• Data provided:
>> start

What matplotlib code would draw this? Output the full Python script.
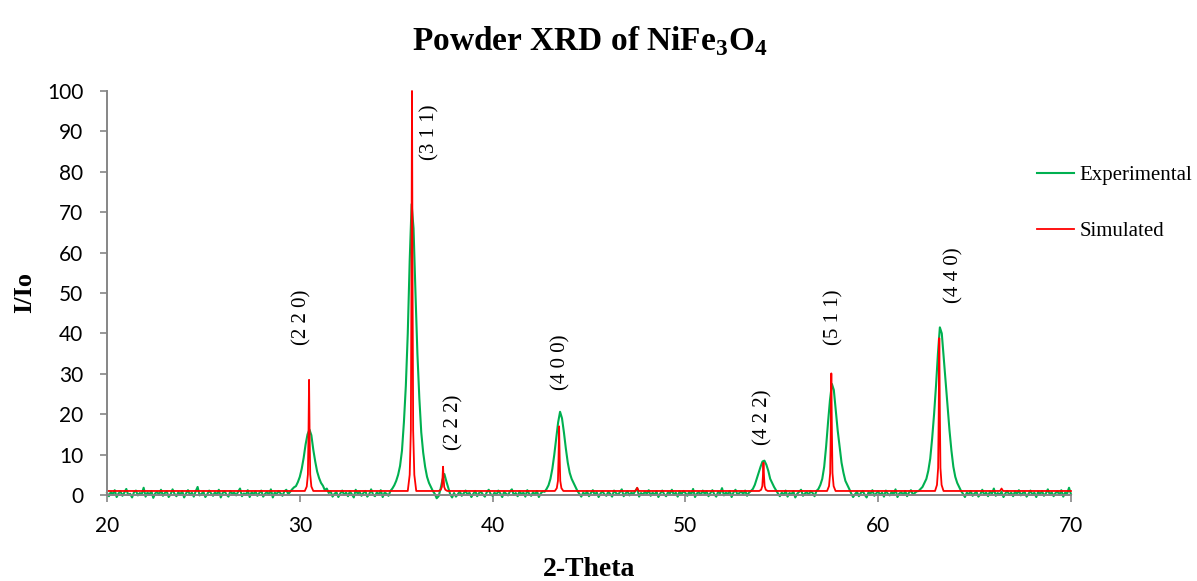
import matplotlib.pyplot as plt
import numpy as np

# experimental scan, 20..70 deg 2-theta, step 0.1 (one row per degree)
exp_start = 20.0
exp_step = 0.1
exp_y = [
    0.5, -0.3, 0.8, 0.1, 1.2, -0.5, 0.4, 0.9, -0.2, 0.6,      # 20
    1.5, 0.0, 0.3, -0.6, 0.7, 1.1, -0.1, 0.5, 0.2, 1.8,       # 21
    -0.4, 0.6, 0.1, 1.0, -0.7, 0.4, 0.8, 0.0, 1.3, -0.2,      # 22
    0.5, 0.9, -0.5, 0.2, 1.4, 0.3, -0.3, 0.7, 0.1, 1.0,       # 23
    -0.6, 0.4, 1.2, 0.0, 0.6, -0.4, 0.9, 2.0, -0.1, 0.3,      # 24
    0.8, -0.5, 0.2, 1.1, 0.4, -0.2, 0.7, 0.0, 1.3, -0.6,      # 25
    0.5, 0.9, 0.1, -0.4, 1.0, 0.3, 0.6, -0.1, 0.8, 1.6,       # 26
    -0.3, 0.4, 0.0, 1.2, -0.5, 0.7, 0.2, 0.9, -0.2, 0.5,      # 27
    1.1, -0.4, 0.3, 0.8, 0.0, 1.4, -0.6, 0.6, 0.2, 1.0,       # 28
    0.4, -0.2, 0.9, 1.3, 0.2, 0.8, 1.4, 1.9, 2.2, 3.2,        # 29
    4.5, 6.5, 9.2, 12.5, 15.0, 16.2, 14.8, 11.2, 8.3, 5.8,    # 30
    4.2, 3.0, 2.3, 1.2, 1.6, 0.5, 0.9, -0.4, 0.3, 0.7,        # 31
    -0.5, 0.4, 1.1, 0.0, 0.6, -0.3, 0.9, 0.2, -0.6, 1.3,      # 32
    0.3, 0.8, -0.2, 0.5, 1.0, -0.4, 0.2, 1.4, 0.1, -0.3,      # 33
    0.7, 0.0, 1.2, -0.5, 0.6, 0.3, -0.2, 1.0, 1.6, 2.4,       # 34
    3.5, 5.0, 7.2, 11.0, 18.0, 27.0, 40.0, 58.0, 72.0, 66.0,  # 35
    50.0, 35.0, 24.0, 15.5, 10.5, 7.0, 4.5, 3.0, 2.0, 1.0,    # 36
    0.3, -0.8, -0.3, 1.5, 3.8, 5.2, 3.4, 1.8, 0.2, -0.6,      # 37
    0.5, -0.4, 0.2, 0.9, -0.2, 0.4, 1.1, 0.0, 0.6, -0.5,      # 38
    0.3, 1.0, -0.3, 0.5, 0.8, 0.1, -0.4, 0.7, 1.3, 0.2,       # 39
    -0.2, 0.6, 0.0, 1.1, 0.4, -0.5, 0.8, 0.3, -0.1, 0.9,      # 40
    1.4, 0.0, 0.5, -0.3, 0.9, 0.2, 0.6, -0.4, 1.2, 0.3,       # 41
    -0.2, 0.7, 0.1, 1.0, -0.5, 0.4, 0.9, 0.8, 1.5, 2.4,       # 42
    4.0, 6.5, 10.0, 14.0, 18.0, 20.6, 19.0, 15.5, 11.5, 8.0,  # 43
    5.5, 4.0, 3.0, 2.0, 1.0, 0.3, -0.4, 0.6, 0.1, 0.9,        # 44
    -0.3, 0.5, 1.2, 0.0, 0.7, -0.5, 0.4, 0.9, 0.2, -0.2,      # 45
    0.8, 0.3, -0.4, 1.1, 0.5, 0.0, 0.7, 1.4, -0.3, 0.4,       # 46
    0.9, -0.1, 0.6, 0.2, 1.0, 1.7, -0.4, 0.5, 0.1, 0.8,       # 47
    0.3, 1.2, -0.2, 0.6, 0.0, 0.9, -0.5, 0.4, 1.1, 0.2,       # 48
    -0.3, 0.7, 0.4, 1.3, 0.0, 0.6, -0.4, 0.9, 0.2, 1.0,       # 49
    0.5, -0.2, 0.8, 0.1, 1.5, -0.5, 0.4, 0.7, 0.0, 1.1,       # 50
    0.3, 0.9, -0.3, 0.5, 1.2, 0.2, -0.4, 0.8, 0.4, 1.7,       # 51
    -0.1, 0.6, 0.2, 1.0, -0.5, 0.7, 1.3, 0.1, 0.5, 0.9,       # 52
    0.2, 1.1, -0.2, 0.6, 1.0, 1.5, 2.5, 4.0, 5.5, 7.0,        # 53
    8.3, 8.5, 7.5, 6.0, 4.0, 3.0, 2.0, 1.2, 0.4, -0.3,        # 54
    0.6, 0.0, 1.1, -0.4, 0.5, 0.2, 0.9, -0.6, 0.3, 0.8,       # 55
    1.3, -0.2, 0.4, 0.7, 0.0, 1.0, 0.5, -0.3, 1.0, 1.5,       # 56
    2.5, 4.0, 7.0, 12.0, 18.0, 23.5, 27.5, 26.0, 21.0, 16.0,  # 57
    12.0, 8.0, 5.5, 3.5, 2.5, 1.5, 0.4, -0.5, 0.2, 0.8,       # 58
    -0.3, 0.5, 1.0, 0.1, -0.6, 0.7, 0.3, 1.2, -0.2, 0.4,      # 59
    0.9, 0.0, 0.6, -0.4, 1.1, 0.3, -0.1, 0.8, 0.2, 1.4,       # 60
    -0.5, 0.4, 0.7, 0.0, 1.0, -0.3, 0.6, 1.2, 0.1, 0.5,       # 61
    0.9, 1.0, 1.5, 2.0, 3.0, 4.0, 6.0, 9.0, 14.0, 20.0,       # 62
    27.0, 35.0, 41.5, 40.0, 34.0, 28.0, 22.0, 16.0, 11.0, 7.0,  # 63
    4.5, 3.0, 2.0, 1.0, 0.3, -0.5, 0.6, 0.1, 1.0, -0.2,       # 64
    0.4, 0.8, -0.4, 0.2, 1.3, 0.0, 0.6, -0.3, 0.9, 0.3,       # 65
    1.6, -0.2, 0.5, 0.1, 0.8, -0.5, 0.4, 1.0, 0.0, 0.6,       # 66
    -0.3, 0.9, 0.2, 1.2, -0.1, 0.5, 0.7, -0.4, 0.3, 1.1,      # 67
    0.0, 0.6, -0.5, 0.8, 0.2, 1.0, -0.2, 0.4, 1.4, 0.1,       # 68
    0.7, -0.3, 0.5, 0.9, 0.0, 1.2, -0.4, 0.6, 0.3, 1.8,       # 69
    0.2,                                                      # 70
]
exp_x = exp_start + exp_step * np.arange(len(exp_y))

# simulated pattern, sharp peaks on a baseline of 1
sim_x = [20.0,
         30.26, 30.36, 30.42, 30.45, 30.48, 30.51, 30.54, 30.60, 30.70,
         35.60, 35.70, 35.76, 35.79, 35.82, 35.85, 35.88, 35.94, 36.04,
         37.21, 37.31, 37.37, 37.40, 37.43, 37.46, 37.49, 37.55, 37.65,
         43.23, 43.33, 43.39, 43.42, 43.45, 43.48, 43.51, 43.57, 43.67,
         47.42, 47.50, 47.58,
         53.83, 53.93, 53.99, 54.02, 54.05, 54.08, 54.11, 54.17, 54.27,
         57.35, 57.45, 57.51, 57.54, 57.57, 57.60, 57.63, 57.69, 57.79,
         62.95, 63.05, 63.11, 63.14, 63.17, 63.20, 63.23, 63.29, 63.39,
         66.32, 66.40, 66.48,
         70.0]
sim_y = [1.0,
         1.0, 2.1, 5.1, 14.7, 28.5, 14.7, 5.1, 2.1, 1.0,
         1.0, 5.0, 16.0, 51.0, 100.0, 51.0, 16.0, 5.0, 1.0,
         1.0, 1.3, 2.0, 4.0, 7.0, 4.0, 2.0, 1.3, 1.0,
         1.0, 1.7, 3.5, 9.0, 17.0, 9.0, 3.5, 1.7, 1.0,
         1.0, 1.8, 1.0,
         1.0, 1.3, 2.2, 4.5, 8.0, 4.5, 2.2, 1.3, 1.0,
         1.0, 2.2, 5.4, 15.5, 30.1, 15.5, 5.4, 2.2, 1.0,
         1.0, 2.5, 6.7, 19.9, 38.8, 19.9, 6.7, 2.5, 1.0,
         1.0, 1.6, 1.0,
         1.0]

hkl_labels = ['(2 2 0)', '(3 1 1)', '(2 2 2)', '(4 0 0)', '(4 2 2)', '(5 1 1)', '(4 4 0)']
hkl_pos = [(30.1, 44.1), (36.75, 89.9), (38.0, 18.1), (43.55, 32.9),
           (54.03, 19.3), (57.71, 44.1), (63.93, 54.5)]

serif = 'Liberation Serif'
plt.rcParams['mathtext.fontset'] = 'custom'
plt.rcParams['mathtext.rm'] = 'Liberation Serif:bold'
plt.rcParams['mathtext.bf'] = 'Liberation Serif:bold'

fig = plt.figure(figsize=(11.97, 5.81), dpi=100)
ax = fig.add_axes([0.0894, 0.148, 0.8053, 0.6954])

ax.plot(exp_x, exp_y, color='#00B050', lw=1.5, clip_on=False, label='Experimental')
ax.plot(sim_x, sim_y, color='#FF0000', lw=1.3, clip_on=False, label='Simulated')

ax.set_xlim(20, 70)
ax.set_ylim(0, 100)
ax.set_xticks(range(20, 71, 10))
ax.set_yticks(range(0, 101, 10))

for s in ['top', 'right']:
    ax.spines[s].set_visible(False)
for s in ['left', 'bottom']:
    ax.spines[s].set_color('#868686')
    ax.spines[s].set_linewidth(1.4)
ax.tick_params(axis='both', colors='#868686', width=1.2, length=5, labelcolor='black',
               labelsize=15)
ax.tick_params(axis='x', pad=10)
ax.tick_params(axis='y', pad=12)
for t in ax.get_xticklabels() + ax.get_yticklabels():
    t.set_fontfamily('Lato')

for lab, (x, y) in zip(hkl_labels, hkl_pos):
    ax.text(x, y, lab, rotation=90, ha='center', va='center', fontsize=15, family=serif)

ax.set_xlabel('2-Theta', fontsize=20, fontweight='bold', family=serif, labelpad=15)
ax.set_ylabel('I/Io', fontsize=19, fontweight='bold', family=serif, labelpad=8)
fig.text(0.4925, 0.93, r'Powder XRD of NiFe$_3$O$_4$', ha='center', va='center',
         fontsize=24, fontweight='bold', family=serif)

ax.legend(loc='upper left', bbox_to_anchor=(0.866, 0.715), bbox_transform=fig.transFigure,
          frameon=False, prop={'family': serif, 'size': 15}, handlelength=1.8,
          handletextpad=0.25, labelspacing=1.75, borderpad=0, borderaxespad=0)

fig.savefig('out.png', dpi=100)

>> end

• Set task:
Take the lines from the start of the material to the line with "import numpy as np", both included, and transcribe them exactly without the pictures.

• Response for this exercise:
What matplotlib code would draw this? Output the full Python script.
import matplotlib.pyplot as plt
import numpy as np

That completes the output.